March 23, 2009

In Eliot Spitzer's first interview since he resigned as New York's governor, he tells Fareed Zakaria that the problem with Wall St. isn't the individuals involved, but a culture that sought greater and greater returns without taking any of the risk. He also says he hopes Barney Frank will look more closely into the payments to Goldman Sachs via the AIG bailout funds:

FAREED ZAKARIA: So, do you think that the problems that AIG got into later on stem from some of the same practices that you were trying to get at?

SPITZER: They stemmed from an effort from the very top to gin up returns whenever, wherever possible, and to push the boundaries in a way that would garner returns almost regardless of risk. And so, to the extent that there is a discussion, did this begin before or after the tenure of Hank Greenberg, it's unambiguous -- unambiguous that the structures and the flaws and the policies began while he was there. That is why the board that he had controlled with an iron fist asked him to leave. It was their decision -- not my decision, their decision -- to ask him to step down, something that was then and is now very unusual.

He has invoked the Fifth Amendment, which, of course, is his right to do. But he was asked to leave by his own board, because they saw the flaws and the problems that have since multiplied and created this monster that can bring down the financial system.

Back then I said to people, AIG is at the center of the web. The financial tentacles of this company stretched to every major investment bank. The web between AIG and Goldman Sachs is something that should be pursued.

And as I have written...

ZAKARIA: Meaning what? Meaning that a lot of the money that we the taxpayers gave AIG has ended up being paid to Goldman Sachs...

SPITZER: Precisely. And...

ZAKARIA: ... and other companies.

SPITZER: The so-called counterparties to these very sophisticated financial transactions.

When AIG initially received $80 billion -- a decision that was the consequence of a very brief meeting of the president of the New York Fed, the secretary of the Treasury, perhaps Chairman Bernanke and arguably, some reports say, the chairman of Goldman Sachs -- $80 billion, virtually all of it flowed out to counterparties, $12.9 billion to Goldman Sachs.

Why did that happen? What questions were asked? Why did we need to pay 100 cents on the dollar on those transactions, if we had to pay anything? What would have happened to the financial system, had it not been paid?

These are the questions that should be pursued. Look, bonus is a real issue. It touches us viscerally. The real money and the real structural issue is the dynamic between AIG and the counterparties.

ZAKARIA: Because those payments are in the tens of billions of dollars. The bonuses are a few hundred million.

SPITZER: The bonuses we think are $164 million, give or take -- huge money. I mean, nobody should diminish that. These counterparty payments, tens and tens of billions of dollars.

ZAKARIA: And it, to your mind, it seems as though this taxpayer money may have been recklessly and unwisely paid off?

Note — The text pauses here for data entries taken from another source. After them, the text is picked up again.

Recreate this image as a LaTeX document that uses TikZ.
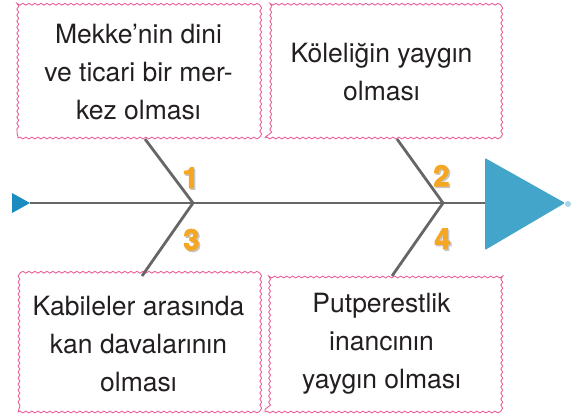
\documentclass[tikz,border=0pt]{standalone}
\usepackage{fontspec}
\setmainfont{TeX Gyre Heros}
\newfontfamily\numfont[FakeBold=3]{texgyreheros-bold.otf}
\usetikzlibrary{decorations.pathmorphing}
\definecolor{wavepink}{HTML}{E8609A}
\definecolor{bonegray}{HTML}{666666}
\definecolor{headblue}{HTML}{43A5C9}
\definecolor{tailblue}{HTML}{1A8CC0}
\definecolor{dotblue}{HTML}{A9D3E8}
\definecolor{numorange}{HTML}{F5A623}
\definecolor{txtblack}{HTML}{231F20}
% orange digit with a soft grey shadow behind it
\newcommand{\shadnum}[1]{\makebox[0pt][l]{\kern1.5pt\raisebox{-1.5pt}{\textcolor{black!22}{#1}}}\textcolor{numorange}{#1}}
\tikzset{
  cause/.style={draw=wavepink, line width=0.9pt, decorate,
    decoration={snake, amplitude=0.9pt, segment length=6pt},
    align=center, text=txtblack, inner sep=0pt,
    font=\fontsize{26.5}{38}\selectfont},
  bone/.style={draw=bonegray, line width=2.8pt},
  num/.style={font=\numfont\fontsize{29}{29}\selectfont}
}
\begin{document}
\begin{tikzpicture}[x=1pt,y=-1pt]
  \useasboundingbox (0,0) rectangle (578,413);
  % causes
  \node[cause, minimum width=241pt, minimum height=132pt] (mekke) at (138.5,72)
    {Mekke’nin dini\\ve ticari bir mer-\\kez olması};
  \node[cause, minimum width=233pt, minimum height=132pt] (kole) at (381.5,72)
    {Köleliğin yaygın\\olması};
  \node[cause, minimum width=241pt, minimum height=136pt] (kabile) at (138.5,344)
    {Kabileler arasında\\kan davalarının\\olması};
  \node[cause, minimum width=233pt, minimum height=136pt] (put) at (381.5,344)
    {Putperestlik\\inancının\\yaygın olması};
  % spine
  \coordinate (tail) at (30,203);
  \coordinate (head) at (486,203);
  \coordinate (j1) at (193,203);
  \coordinate (j2) at (443,203);
  \coordinate (b1) at (145,139);
  \coordinate (b2) at (397,139);
  \coordinate (b3) at (142,276);
  \coordinate (b4) at (392,276);
  \draw[bone] (tail) -- (head);
  \draw[bone] (b1) -- (j1);
  \draw[bone] (b3) -- (j1);
  \draw[bone] (b2) -- (j2);
  \draw[bone] (b4) -- (j2);
  \fill[tailblue] (12,193) -- (tail) -- (12,213) -- cycle;
  \fill[headblue, rounded corners=1pt] (485,158) -- (565,203) -- (485,250) -- cycle;
  \fill[dotblue] (568,204) circle (3);
  % numbers
  \node[num] (n1) at (190.5,178.5) {\shadnum{1}};
  \node[num] (n2) at (441.5,176.5) {\shadnum{2}};
  \node[num] (n3) at (191.5,240.5) {\shadnum{3}};
  \node[num] (n4) at (442.5,239.5) {\shadnum{4}};
\end{tikzpicture}
\end{document}
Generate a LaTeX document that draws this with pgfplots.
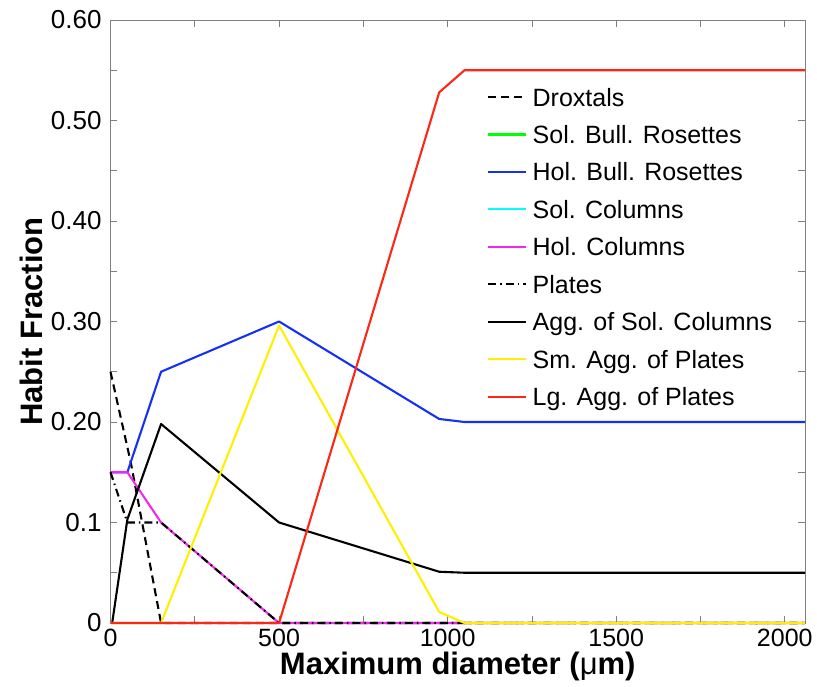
\documentclass[border=0pt]{standalone}
\usepackage{pgfplots}
\pgfplotsset{compat=1.18}
\usepackage{fontspec}
\setmainfont{Liberation Sans}

% MATLAB-style line colours
\definecolor{mgreen}{rgb}{0,1,0}
\definecolor{mblue}{RGB}{20,50,245}
\definecolor{mcyan}{rgb}{0,1,1}
\definecolor{mmagenta}{RGB}{240,40,240}
\definecolor{myellow}{RGB}{255,240,0}
\definecolor{mred}{RGB}{250,40,20}
\definecolor{axgray}{RGB}{128,128,128}

\begin{document}
\begin{tikzpicture}
\begin{axis}[
  scale only axis,
  width=694.5pt, height=603pt,
  xmin=0, xmax=2060, ymin=0, ymax=0.6,
  clip=false,
  xtick={0,500,1000,1500,2000},
  xticklabels={0,500,1000,1500,2000},
  ytick={0,0.1,0.2,0.3,0.4,0.5,0.6},
  yticklabels={0,0.1,0.20,0.30,0.40,0.50,0.60},
  minor x tick num=1, minor y tick num=1,
  tick align=inside,
  major tick length=7pt, minor tick length=7pt,
  axis line style={axgray, line width=0.8pt},
  every tick/.style={axgray, line width=0.8pt},
  /pgf/number format/assume math mode=true,
  xticklabel style={font=\fontsize{25}{30}\selectfont, inner sep=1pt, yshift=-5pt},
  yticklabel style={font=\fontsize{26}{31}\selectfont, inner sep=1pt, xshift=-7.8pt},
  xlabel={Maximum diameter ({\mdseries μ}m)},
  ylabel={Habit Fraction},
  xlabel style={font=\fontsize{31}{36}\selectfont\bfseries, inner sep=0pt,
    at={(axis description cs:0.5,-0.0846)}, anchor=base},
  ylabel style={font=\fontsize{31}{36}\selectfont\bfseries, inner sep=0pt,
    at={(axis description cs:-0.0972,0.5)}, anchor=base},
  legend cell align=left,
  legend style={at={(axis description cs:0.5421,0.8872)}, anchor=north west,
    draw=none, fill=none, inner sep=0pt, outer sep=0pt,
    row sep=19.45pt, column sep=5.6pt,
    font=\fontsize{25}{30}\selectfont,
    nodes={inner sep=0pt, text height=18pt, text depth=0pt}},
  legend image code/.code={\draw[#1] (0pt,0pt) -- (38pt,0pt);},
  every axis plot/.append style={line width=2.1pt, line join=round},
]
% Droxtals
\addplot[black, dash pattern=on 8pt off 5pt] coordinates {
  (0,0.25) (60,0.16) (150,0) (2060,0)};
\addlegendentry{Droxtals}
% Solid bullet rosettes
\addplot[mgreen] coordinates {(0,0) (2060,0)};
\addlegendentry{Sol. Bull. Rosettes}
% Hollow bullet rosettes
\addplot[mblue] coordinates {
  (0,0.15) (50,0.15) (150,0.25) (500,0.30) (975,0.203) (1050,0.20) (2060,0.20)};
\addlegendentry{Hol. Bull. Rosettes}
% Solid columns
\addplot[mcyan] coordinates {(0,0) (2060,0)};
\addlegendentry{Sol. Columns}
% Hollow columns
\addplot[mmagenta] coordinates {
  (0,0.15) (50,0.15) (150,0.10) (500,0) (2060,0)};
\addlegendentry{Hol. Columns}
% Plates
\addplot[black, dash pattern=on 8pt off 4pt on 1.5pt off 4pt] coordinates {
  (0,0.15) (50,0.10) (150,0.10) (500,0) (2060,0)};
\addlegendentry{Plates}
% Aggregates of solid columns
\addplot[black] coordinates {
  (5,0) (50,0.103) (150,0.198) (500,0.10) (975,0.051) (1050,0.05) (2060,0.05)};
\addlegendentry{Agg. of Sol. Columns}
% Small aggregates of plates
\addplot[myellow] coordinates {
  (0,0) (150,0) (500,0.296) (975,0.011) (1050,0) (2060,0)};
\addlegendentry{Sm. Agg. of Plates}
% Large aggregates of plates
\addplot[mred] coordinates {
  (0,0) (500,0) (975,0.528) (1050,0.55) (2060,0.55)};
\addlegendentry{Lg. Agg. of Plates}
\end{axis}
\pgfresetboundingbox
\useasboundingbox (-110.5pt,-64pt) rectangle (706.5pt,623pt);
\end{tikzpicture}
\end{document}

SPITZER: Well, it may be that a case could be made that it should have been paid.

But at a moment in our nation's history when everybody is being asked to bear a piece of the burden -- everybody -- people are being told work four days a week, not five. Sales taxes are going to go up. Contracts are being broken and renegotiated for workers across America. Our 401(k)s and our savings have been depleted by the recklessness of Wall Street.

For Goldman and the other counterparties not to be able to say, we can make do with only 50 cents on the dollar, 30 cents on the dollar, after we've already given Goldman a $25 billion cash infusion, they are sitting on vast amounts of cash on the sidelines -- which is their right, but they're going to invest it in due course, based upon their judgment -- for them, on top of all that to get another $12.9 billion in the dark without questions, after a meeting of this sort, is fundamentally wrong. And that is the nature of the inquiry that should be raised.

ZAKARIA: Is there, as far as you know, a congressional inquiry into these monies?

SPITZER: I do not know if there is or isn't. I certainly hope that Barney Frank, who is the chairman of the right committee, will do so. He's a brilliant guy, a spectacular legislator and lawyer. I have absolute confidence that if he pokes at this, he will get to the bottom of it.

He is somebody -- there are many on Capitol Hill who are beating their chests so loudly, you know it's just a cover-up of their neglect and failure over the last decade. They sat there and watched and did nothing, as they clearly should have known that we were building a system that was a house of cards. And they enjoyed it and prospered from it, and there was a symbiotic relationship between them and Wall Street.

Barney Frank is not one of those. Barney Frank will ask the right questions, and I hope he does.